Selon Saïd Bouterfa, cheikh Tijani avait une mémoire phénoménale. «Il possédait la capacité de mémoriser ce qu’il entendait dès la première écoute.» Cela lui a facilité l’apprentissage de plusieurs ouvrages de jurisprudence (fiqh). Homme bon et généreux, il apportait son aide aux nécessiteux. Durant son séjour à Fès, il multipliait les dons. «Chaque semaine, il distribuait du blé aux besogneux de la région parmi les faibles, les orphelins, les veuves et tous les nécessiteux (...) Même les animaux recevaient leur part de générosité. Il envoyait chaque soir un de ses serviteurs nourrir les chats du quartier.»

C’est à Bousemghoun, un petit village situé à 120 km au sud d’Abiodh Sidi Cheikh (wilaya d’El Bayadh), que le cheikh âgé alors de 45 ans a une vision prophétique lors d’une retraite (kheloua).
Cette expérience mystique renforcera la conviction du cheikh en tant que maître spirituel. «Il ressent ce besoin impérieux de retraite spirituelle et l’attraction de la petite oasis de Boussemghoun où l’attend sa kheloua, loin de Fès et de ses demeures luxueuses, est tout indiquée. Il ressent l’appel de l’absolu et cet indicible sentiment qu’un évènement grandiose se prépare.» La tradition rapporte que cheikh Tijani a vu apparaître le Prophète Mohammed. «Vision à l’état de veille au cours de laquelle ce dernier lui enjoignit d’abandonner les voies qu’ils avait suivies auparavant, pour ne plus se conformer qu’au wird mohammadien, nouvelle voie et nouvelle orientation édictée par l’Envoyé de Dieu en personne (...) Cette rencontre a été décrite comme une expérience mystique empreinte d’une grâce divine et spirituelle extraordinaire (...) C’est donc à partir de cet épisode et à la suite de ce que l’on appellera plus tard la ‘‘Grande Ouverture’’ (El Feth El Akbar) que la tariqa tijaniyya prendra son essor.»

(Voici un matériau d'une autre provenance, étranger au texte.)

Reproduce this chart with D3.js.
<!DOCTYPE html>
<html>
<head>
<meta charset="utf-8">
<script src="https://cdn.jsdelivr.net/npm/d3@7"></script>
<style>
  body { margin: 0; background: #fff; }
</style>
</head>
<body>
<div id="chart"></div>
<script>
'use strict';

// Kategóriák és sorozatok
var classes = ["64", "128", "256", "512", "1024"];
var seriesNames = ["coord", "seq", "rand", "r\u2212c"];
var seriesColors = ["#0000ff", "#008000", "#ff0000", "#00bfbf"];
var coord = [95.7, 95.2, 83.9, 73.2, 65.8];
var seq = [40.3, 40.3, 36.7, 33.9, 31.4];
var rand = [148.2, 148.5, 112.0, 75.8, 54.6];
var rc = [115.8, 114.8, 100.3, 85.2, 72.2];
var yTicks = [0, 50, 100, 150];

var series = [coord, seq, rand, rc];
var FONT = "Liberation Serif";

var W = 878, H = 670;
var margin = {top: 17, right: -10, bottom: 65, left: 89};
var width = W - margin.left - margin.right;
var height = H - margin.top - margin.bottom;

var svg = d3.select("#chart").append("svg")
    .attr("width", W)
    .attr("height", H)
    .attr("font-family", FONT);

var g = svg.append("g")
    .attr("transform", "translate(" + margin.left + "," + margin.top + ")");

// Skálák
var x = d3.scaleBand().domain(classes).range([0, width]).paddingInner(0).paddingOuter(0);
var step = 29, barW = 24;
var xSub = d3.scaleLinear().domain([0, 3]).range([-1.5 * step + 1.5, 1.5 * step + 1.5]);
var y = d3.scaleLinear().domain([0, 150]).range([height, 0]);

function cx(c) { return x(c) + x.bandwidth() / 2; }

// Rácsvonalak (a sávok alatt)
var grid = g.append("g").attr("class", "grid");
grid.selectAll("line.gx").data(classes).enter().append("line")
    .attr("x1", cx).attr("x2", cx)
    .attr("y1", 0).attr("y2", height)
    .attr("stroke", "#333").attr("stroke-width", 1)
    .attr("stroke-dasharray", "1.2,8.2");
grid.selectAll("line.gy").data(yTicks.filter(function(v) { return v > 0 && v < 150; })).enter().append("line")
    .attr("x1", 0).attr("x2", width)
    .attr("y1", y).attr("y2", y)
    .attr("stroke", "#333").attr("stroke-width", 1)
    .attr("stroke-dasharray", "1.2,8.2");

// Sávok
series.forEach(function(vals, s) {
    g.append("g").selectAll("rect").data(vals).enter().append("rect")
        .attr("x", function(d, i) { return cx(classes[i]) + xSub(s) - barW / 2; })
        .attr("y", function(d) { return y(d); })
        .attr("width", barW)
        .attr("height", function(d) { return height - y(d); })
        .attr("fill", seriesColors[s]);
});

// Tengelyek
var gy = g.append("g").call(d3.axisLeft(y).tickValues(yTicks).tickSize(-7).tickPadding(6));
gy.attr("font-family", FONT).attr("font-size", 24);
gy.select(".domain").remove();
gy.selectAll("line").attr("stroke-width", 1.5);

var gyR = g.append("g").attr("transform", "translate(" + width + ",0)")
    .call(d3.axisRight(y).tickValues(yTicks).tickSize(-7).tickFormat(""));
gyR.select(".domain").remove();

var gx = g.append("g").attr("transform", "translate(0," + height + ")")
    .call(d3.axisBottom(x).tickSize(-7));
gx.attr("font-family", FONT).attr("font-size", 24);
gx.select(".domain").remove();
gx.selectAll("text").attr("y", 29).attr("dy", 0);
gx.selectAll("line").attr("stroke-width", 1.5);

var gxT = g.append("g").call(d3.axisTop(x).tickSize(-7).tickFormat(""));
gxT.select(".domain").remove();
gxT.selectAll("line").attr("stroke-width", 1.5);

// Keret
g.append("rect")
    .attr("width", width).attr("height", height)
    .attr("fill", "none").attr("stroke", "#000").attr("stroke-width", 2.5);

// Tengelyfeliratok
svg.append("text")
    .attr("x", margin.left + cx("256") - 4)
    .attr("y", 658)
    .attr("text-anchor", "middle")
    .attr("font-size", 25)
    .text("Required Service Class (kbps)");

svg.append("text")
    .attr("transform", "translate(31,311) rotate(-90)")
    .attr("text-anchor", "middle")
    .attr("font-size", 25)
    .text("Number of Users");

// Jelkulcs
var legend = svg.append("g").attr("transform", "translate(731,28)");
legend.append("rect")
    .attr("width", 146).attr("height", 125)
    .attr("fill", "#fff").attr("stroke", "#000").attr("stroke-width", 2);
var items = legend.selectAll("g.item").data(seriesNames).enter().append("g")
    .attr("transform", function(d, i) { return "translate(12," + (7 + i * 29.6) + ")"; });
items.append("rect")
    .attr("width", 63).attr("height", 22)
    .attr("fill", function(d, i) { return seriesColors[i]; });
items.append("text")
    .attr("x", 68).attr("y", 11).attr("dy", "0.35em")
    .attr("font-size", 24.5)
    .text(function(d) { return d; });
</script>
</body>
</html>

Ahmed Tijani devient ainsi un guide spirituel pour les adeptes de la tariqa tijaniyya. «Il les conseillait, les orientait dans la voie et les aidait à surmonter les défis et les obstacles sur le cheminement vers la proximité divine.» C’est par le biais des ‘awrad’ que la transmission se fait vers les disciples.

«Une relation étroite entre le maître (cheikh) et le disciple s’établit. Le maître le guide sur le chemin spirituel, lui enseigne les pratiques soufies, la méditation, la purification de l’âme, et transmet les enseignements et les bénédictions spirituelles.»

Les disciples de cheikh Tijani ont effectués des voyages à travers l’Afrique afin de répandre ses enseignements de leur guide spirituel.
Le cheikh Ahmed Tijani est mort le 22 octobre 1815 à Fès. La zaouia qui abrite sa sépulture est un lieu de pèlerinage pour les adeptes de la tariqa tijaniyya.

Né à Paris en 1953, Saïd Bouterfa est auteur, chercheur, photographe et conférencier. Il a travaillé en tant que réalisateur à Radio Alger chaîne 3. Il est diplômé en conservation et restauration de manuscrits et spécialisé dans les manuscrits algériens et le patrimoine. Il a présenté plusieurs expositions de photographie et publié de nombreux ouvrages.

Meriem Guemache

La tariqa Tijaniyya. Voie spirituelle et ordre confrérique. éditions el Kalima. 2023. P. 188. 1 200 da.